Data shown:
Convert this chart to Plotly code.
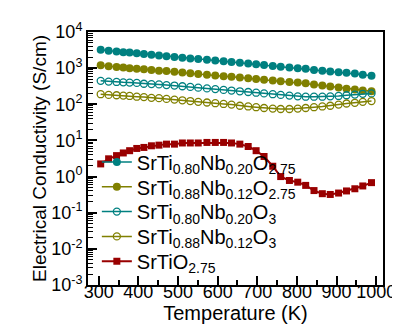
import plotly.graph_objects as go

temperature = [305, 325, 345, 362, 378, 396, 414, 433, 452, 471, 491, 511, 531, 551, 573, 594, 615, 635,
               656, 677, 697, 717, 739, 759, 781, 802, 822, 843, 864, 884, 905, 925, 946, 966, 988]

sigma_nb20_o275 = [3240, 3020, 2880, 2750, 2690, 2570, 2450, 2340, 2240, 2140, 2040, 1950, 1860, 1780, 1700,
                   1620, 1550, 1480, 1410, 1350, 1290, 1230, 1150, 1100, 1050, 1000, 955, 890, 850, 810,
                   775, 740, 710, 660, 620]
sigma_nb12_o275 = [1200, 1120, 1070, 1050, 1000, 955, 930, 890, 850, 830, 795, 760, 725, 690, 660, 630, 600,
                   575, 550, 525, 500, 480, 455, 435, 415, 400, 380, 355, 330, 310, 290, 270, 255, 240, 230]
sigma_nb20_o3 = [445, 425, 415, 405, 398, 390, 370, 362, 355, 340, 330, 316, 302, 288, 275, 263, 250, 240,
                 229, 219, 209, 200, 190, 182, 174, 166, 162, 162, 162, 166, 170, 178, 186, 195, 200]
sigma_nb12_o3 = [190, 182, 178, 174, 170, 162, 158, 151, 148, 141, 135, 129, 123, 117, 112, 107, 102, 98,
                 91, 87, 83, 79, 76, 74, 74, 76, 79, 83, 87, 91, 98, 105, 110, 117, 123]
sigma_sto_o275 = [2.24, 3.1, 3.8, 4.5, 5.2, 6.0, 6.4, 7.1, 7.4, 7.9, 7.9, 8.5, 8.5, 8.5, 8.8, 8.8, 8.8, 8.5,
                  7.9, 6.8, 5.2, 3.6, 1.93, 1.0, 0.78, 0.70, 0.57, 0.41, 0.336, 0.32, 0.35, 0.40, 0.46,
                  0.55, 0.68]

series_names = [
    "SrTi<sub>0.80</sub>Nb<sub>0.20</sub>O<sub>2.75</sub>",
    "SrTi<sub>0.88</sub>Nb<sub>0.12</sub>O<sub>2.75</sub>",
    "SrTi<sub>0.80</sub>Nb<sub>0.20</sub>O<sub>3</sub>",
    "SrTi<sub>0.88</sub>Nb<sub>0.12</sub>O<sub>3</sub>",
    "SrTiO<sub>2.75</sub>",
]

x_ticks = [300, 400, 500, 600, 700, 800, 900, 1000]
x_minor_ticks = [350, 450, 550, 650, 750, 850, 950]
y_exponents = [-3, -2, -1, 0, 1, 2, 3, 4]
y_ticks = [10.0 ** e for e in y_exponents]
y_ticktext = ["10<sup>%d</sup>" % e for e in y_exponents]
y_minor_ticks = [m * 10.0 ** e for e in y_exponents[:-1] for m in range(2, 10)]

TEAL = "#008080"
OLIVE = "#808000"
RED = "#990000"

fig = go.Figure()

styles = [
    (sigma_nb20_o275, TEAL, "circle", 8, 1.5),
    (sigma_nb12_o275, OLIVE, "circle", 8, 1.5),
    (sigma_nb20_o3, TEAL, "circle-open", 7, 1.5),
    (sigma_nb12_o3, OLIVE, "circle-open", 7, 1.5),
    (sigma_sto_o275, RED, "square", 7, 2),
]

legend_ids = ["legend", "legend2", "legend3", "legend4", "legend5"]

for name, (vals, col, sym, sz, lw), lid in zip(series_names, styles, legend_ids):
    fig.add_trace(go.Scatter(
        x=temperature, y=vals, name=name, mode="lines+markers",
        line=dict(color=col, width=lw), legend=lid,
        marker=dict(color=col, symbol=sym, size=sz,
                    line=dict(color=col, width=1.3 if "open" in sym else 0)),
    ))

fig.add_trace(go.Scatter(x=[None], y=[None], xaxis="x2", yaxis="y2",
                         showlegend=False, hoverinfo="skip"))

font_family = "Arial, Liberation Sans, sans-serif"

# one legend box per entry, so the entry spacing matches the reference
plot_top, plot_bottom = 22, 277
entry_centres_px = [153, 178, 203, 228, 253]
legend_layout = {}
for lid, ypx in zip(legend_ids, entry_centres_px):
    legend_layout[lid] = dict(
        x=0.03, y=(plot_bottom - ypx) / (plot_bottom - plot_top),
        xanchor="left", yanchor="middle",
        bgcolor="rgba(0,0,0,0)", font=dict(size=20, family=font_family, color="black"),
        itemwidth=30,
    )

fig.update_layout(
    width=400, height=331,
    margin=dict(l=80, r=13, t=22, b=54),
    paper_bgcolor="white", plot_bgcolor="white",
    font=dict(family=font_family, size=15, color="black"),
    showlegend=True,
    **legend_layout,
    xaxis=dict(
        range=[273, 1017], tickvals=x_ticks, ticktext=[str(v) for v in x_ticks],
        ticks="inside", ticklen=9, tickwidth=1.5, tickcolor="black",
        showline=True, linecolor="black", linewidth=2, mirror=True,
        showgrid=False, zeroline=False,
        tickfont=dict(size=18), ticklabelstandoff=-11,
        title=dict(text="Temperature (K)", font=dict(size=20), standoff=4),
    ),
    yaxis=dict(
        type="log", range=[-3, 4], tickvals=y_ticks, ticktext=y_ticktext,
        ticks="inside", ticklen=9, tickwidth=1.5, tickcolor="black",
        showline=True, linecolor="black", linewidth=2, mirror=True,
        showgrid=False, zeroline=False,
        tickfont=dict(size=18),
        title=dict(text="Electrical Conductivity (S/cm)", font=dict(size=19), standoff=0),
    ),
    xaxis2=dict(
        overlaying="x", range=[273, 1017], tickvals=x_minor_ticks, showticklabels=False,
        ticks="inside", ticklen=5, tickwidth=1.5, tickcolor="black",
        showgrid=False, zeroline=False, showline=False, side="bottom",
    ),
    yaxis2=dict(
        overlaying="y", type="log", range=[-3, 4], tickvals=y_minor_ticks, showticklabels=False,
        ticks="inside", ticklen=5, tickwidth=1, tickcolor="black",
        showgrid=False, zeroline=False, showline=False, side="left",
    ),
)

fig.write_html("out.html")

Challenge: Give again, exactly, the lines from the start of the data through the one holding "0.55, 0.68]"; omit the pictures.

Result of this exercise:
Convert this chart to Plotly code.
import plotly.graph_objects as go

temperature = [305, 325, 345, 362, 378, 396, 414, 433, 452, 471, 491, 511, 531, 551, 573, 594, 615, 635,
               656, 677, 697, 717, 739, 759, 781, 802, 822, 843, 864, 884, 905, 925, 946, 966, 988]

sigma_nb20_o275 = [3240, 3020, 2880, 2750, 2690, 2570, 2450, 2340, 2240, 2140, 2040, 1950, 1860, 1780, 1700,
                   1620, 1550, 1480, 1410, 1350, 1290, 1230, 1150, 1100, 1050, 1000, 955, 890, 850, 810,
                   775, 740, 710, 660, 620]
sigma_nb12_o275 = [1200, 1120, 1070, 1050, 1000, 955, 930, 890, 850, 830, 795, 760, 725, 690, 660, 630, 600,
                   575, 550, 525, 500, 480, 455, 435, 415, 400, 380, 355, 330, 310, 290, 270, 255, 240, 230]
sigma_nb20_o3 = [445, 425, 415, 405, 398, 390, 370, 362, 355, 340, 330, 316, 302, 288, 275, 263, 250, 240,
                 229, 219, 209, 200, 190, 182, 174, 166, 162, 162, 162, 166, 170, 178, 186, 195, 200]
sigma_nb12_o3 = [190, 182, 178, 174, 170, 162, 158, 151, 148, 141, 135, 129, 123, 117, 112, 107, 102, 98,
                 91, 87, 83, 79, 76, 74, 74, 76, 79, 83, 87, 91, 98, 105, 110, 117, 123]
sigma_sto_o275 = [2.24, 3.1, 3.8, 4.5, 5.2, 6.0, 6.4, 7.1, 7.4, 7.9, 7.9, 8.5, 8.5, 8.5, 8.8, 8.8, 8.8, 8.5,
                  7.9, 6.8, 5.2, 3.6, 1.93, 1.0, 0.78, 0.70, 0.57, 0.41, 0.336, 0.32, 0.35, 0.40, 0.46,
                  0.55, 0.68]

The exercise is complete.